Once Oxford’s pa got back to the bleachers, I gave both of them the whole wiki, you know, subcutaneous nodes designed to capture and transmit biofeedback, used to monitor injuries and fatigue and muscle movement, and also nervecast physical sensation and first-person visual to spectators. If we get our way, with a little swoosh in the bottom left corner.
It’s not something I usually have to sell people on. Most kids, even ones from the most urban of situations, have saved up enough for at least one classic nervecast of Maker sinking the game-winner for Seattle in the ‘33 Finals, or Dray Cardeno dunking all over three defenders back when he was still with the Phoenix Phantoms. Most kids dream about getting their mesh how they dream about getting their face on billboards and releasing their own signature shoes.

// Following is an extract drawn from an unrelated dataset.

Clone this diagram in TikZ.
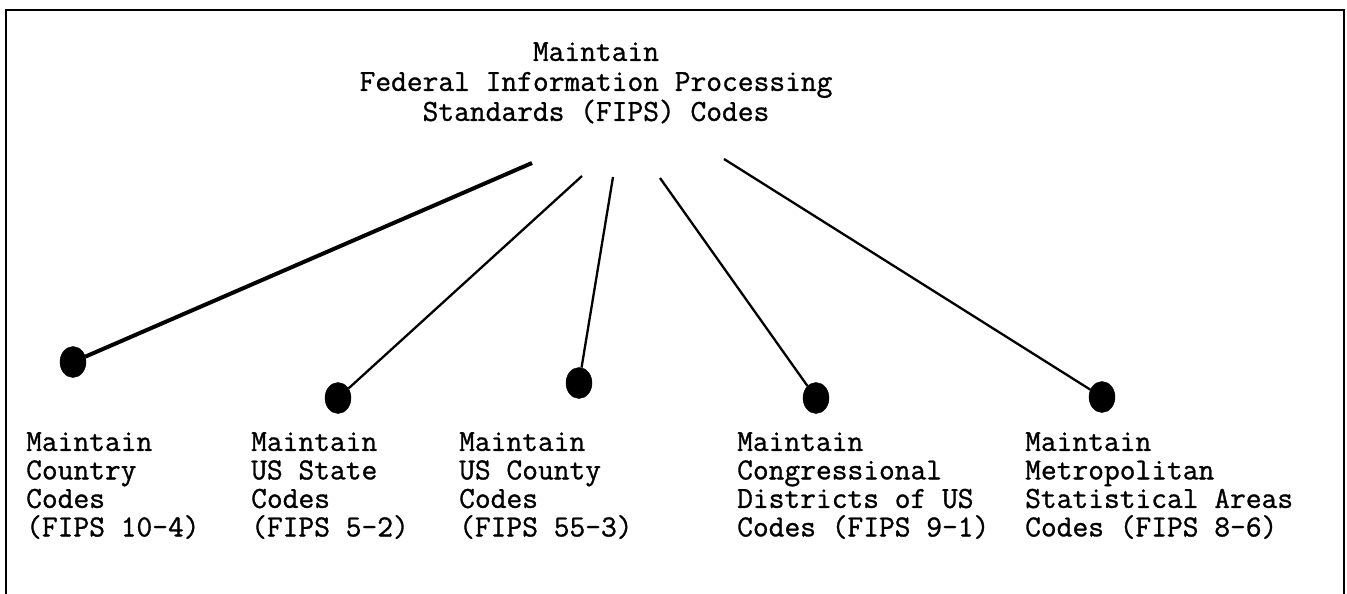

The Diallos listened real intent, real polite, and when I was finished Oxford just shook his head, and his pa put a hand on his shoulder and told me that his son’s decision was final, and if Nike wasn’t willing to flex on the nerve mesh, another sponsor would. At which point I spilled some damage control, got both of them to agree to dinner, and bailed to the bathroom for a check-in with my boss.
It’s a zero-risk procedure now, for fuck’s sakes. You can do it with an autosurgeon. Change his mind. A procession of eye-rolling and then glaring emotes, all puffing and red-cheeked.
“What if we just put a pin in the mesh thing and sign him anyways?” I say. “We can’t let this one get away. You saw the workout feed. We sign him unmeshed, let things simmer, work it into the contract later on as an amendment.”
If he’s playing at HoopSumm, he needs a mesh. That’s the coming out party. How the fuck are we supposed to market him without a mesh? Skeptical emote, one eyebrow sky-high. I thought you could handle this one solo, Vic. Thought you wanted that recommendation for promo. Am I wrong?
“No,” I say quick. “I mean, you’re not wrong.” I yank a paper towel off the dispenser and work it into a big wad with my wet hands. I never elect biofeedback when chatting someone with the power to get me fired; if I did there would be some serious middle-finger emotes mobbing his way.
Figure out if it’s him or the dad who’s the problem. Then use the one to get to the other. It’s not brain surgery. There’s a chortling emote for the pun, then he axes the chat.
I’m left there shredding the damp paper towel into little bits, thinking about the promotion that I do want, that I absolutely do want. I’d finally be making more than my old man, and Wendee would be happy for me for at least a week, and maybe during that blissed out week I would get up the balls to ask her to move in.
But first, I have to get the Diallos to sign off on a nerve mesh. I’m not exactly bursting with ideas. That is, not until I go to toss the towel in the recycler and see a rumpled napkin inked with bright red blood sitting on top. Then I remember Oxford’s pa and his little plastic case. I shove it all down into the recycler and head back to the gym, only pausing to order a tube of that new hair gel.
Itake them to a slick new brick-and-glass AI-owned bar, because taking them up the Space Needle would be too obvious. A little holohost springs up at the entry, flashes my retinal for available funds, and takes us straight to private dining. We pass a huge transparent pillar full of chilled wine, which I notice Oxford’s pa look at sideways. More important is Oxford himself staring at the shiny black immersion pods set into the back of the bar. I send them a subtle ping to start scrolling ad banners for some fresh League nervecasts while we settle in around the table.